New regulations for 2026 were widely forecast to favour Mercedes. The W17 proved immediately dominant, securing one-two finishes in Australia (Russell ahead of Antonelli) and China (Antonelli claiming his maiden victory ahead of Russell). Antonelli won in Japan to become the youngest Formula One World Drivers' Championship leader in history, surpassing the record previously held by Max Verstappen. At the Miami Grand Prix, Antonelli became the first driver to convert his first three consecutive pole positions into victories at the same events — a feat described by commentators as historic. He went on to win the Monaco Grand Prix, becoming the youngest winner of that race and the youngest driver to achieve a Grand Slam (leading every lap from pole with the fastest race lap). Mercedes led both the Drivers' and Constructors' Championships substantially through the early 2026 season.

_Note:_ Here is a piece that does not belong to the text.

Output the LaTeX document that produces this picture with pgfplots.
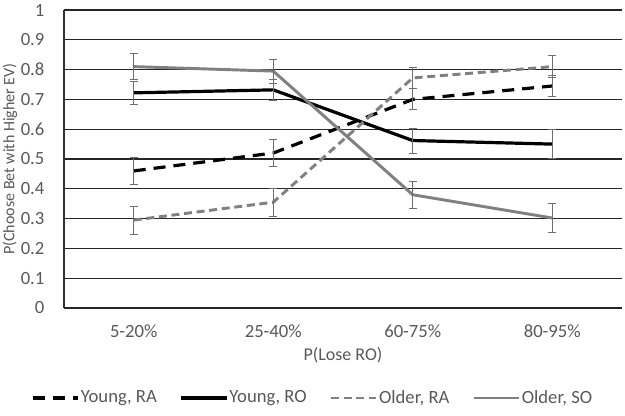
\documentclass[border=0pt]{standalone}
\usepackage{pgfplots}
\pgfplotsset{compat=1.18}
\usepackage{fontspec}
\setmainfont{Carlito}
\definecolor{txt}{RGB}{89,89,89}
\definecolor{oldc}{RGB}{128,128,128}
\definecolor{ebar}{RGB}{110,110,110}
\begin{document}
\fontsize{13.5}{16}\selectfont
\begin{tikzpicture}
\begin{axis}[
  scale only axis,
  width=418.5pt, height=223.5pt,
  xmin=-0.5, xmax=3.5, ymin=0, ymax=1,
  xtick={0,1,2,3},
  xticklabels={5-20\%,25-40\%,60-75\%,80-95\%},
  ytick={0,0.1,...,1},
  yticklabels={0,0.1,0.2,0.3,0.4,0.5,0.6,0.7,0.8,0.9,1},
  /pgf/number format/assume math mode=true,
  axis x line*=bottom, axis y line*=left,
  axis line style={black!80, line width=1pt},
  x axis line style={draw=none},
  major tick length=0pt,
  ymajorgrids, grid style={black!85, line width=0.9pt},
  tick label style={font=\fontsize{14}{16}\selectfont, text=txt},
  xticklabel style={yshift=-8pt},
  yticklabel style={xshift=-10pt},
  xlabel={P(Lose RO)}, ylabel={P(Choose Bet with Higher EV)},
  label style={font=\fontsize{13.5}{16}\selectfont, text=txt},
  xlabel style={at={(0.5,0)}, anchor=center, yshift=-35pt},
  ylabel style={at={(0,0.5)}, anchor=center, yshift=40.5pt, font=\fontsize{12}{14}\selectfont},
  legend columns=4,
  legend style={draw=none, fill=none, at={(0.5,0)}, anchor=center, yshift=-67.5pt, xshift=-23pt,
    font=\fontsize{14}{16}\selectfont, text=txt,
    nodes={inner xsep=1pt},
    /tikz/every even column/.append style={column sep=16pt}},
  legend cell align=left,
  legend image code/.code={\draw[#1] (0pt,0pt) -- (34pt,0pt);},
  error bars/y dir=both, error bars/y explicit,
  error bars/error bar style={ebar, line width=0.75pt, solid},
  error bars/error mark options={rotate=90, mark size=3pt, ebar, line width=0.75pt, solid},
  clip=false,
]
\addplot[black, line width=2.4pt, dash pattern=on 9pt off 6pt, mark=none]
  coordinates {(0,0.46) +- (0,0.045) (1,0.52) +- (0,0.045) (2,0.70) +- (0,0.035) (3,0.745) +- (0,0.035)};
\addlegendentry{Young, RA}
\addplot[black, line width=2.4pt, mark=none]
  coordinates {(0,0.722) +- (0,0.038) (1,0.732) +- (0,0.035) (2,0.562) +- (0,0.042) (3,0.55) +- (0,0.048)};
\addlegendentry{Young, RO}
\addplot[oldc, line width=2.2pt, dash pattern=on 6pt off 3.5pt, mark=none]
  coordinates {(0,0.295) +- (0,0.047) (1,0.355) +- (0,0.047) (2,0.772) +- (0,0.035) (3,0.81) +- (0,0.036)};
\addlegendentry{Older, RA}
\addplot[oldc, line width=2.2pt, mark=none]
  coordinates {(0,0.81) +- (0,0.043) (1,0.795) +- (0,0.04) (2,0.38) +- (0,0.046) (3,0.302) +- (0,0.048)};
\addlegendentry{Older, SO}
\coordinate (SW) at (rel axis cs:0,0);
\coordinate (NE) at (rel axis cs:1,1);
\end{axis}
\pgfresetboundingbox
\path ([shift={(-48pt,-80.25pt)}]SW) rectangle ([shift={(2.25pt,7.5pt)}]NE);
\end{tikzpicture}
\end{document}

Mercedes AMG High Performance Powertrains has been one of Formula One's foremost power unit suppliers. For 2026 the company supplies McLaren, Aston Martin, Williams, and Alpine in addition to the works team. Twelve Constructors' and fourteen Drivers' Championships have been won by teams using Mercedes-Benz engines across the marque's history as a supplier.
Juan Manuel Fangio won the 1954 and 1955 Drivers' Championships during the first Formula One era. Lewis Hamilton claimed six titles with the works team: 2014, 2015, 2017, 2018, 2019, and 2020. Nico Rosberg won the 2016 championship.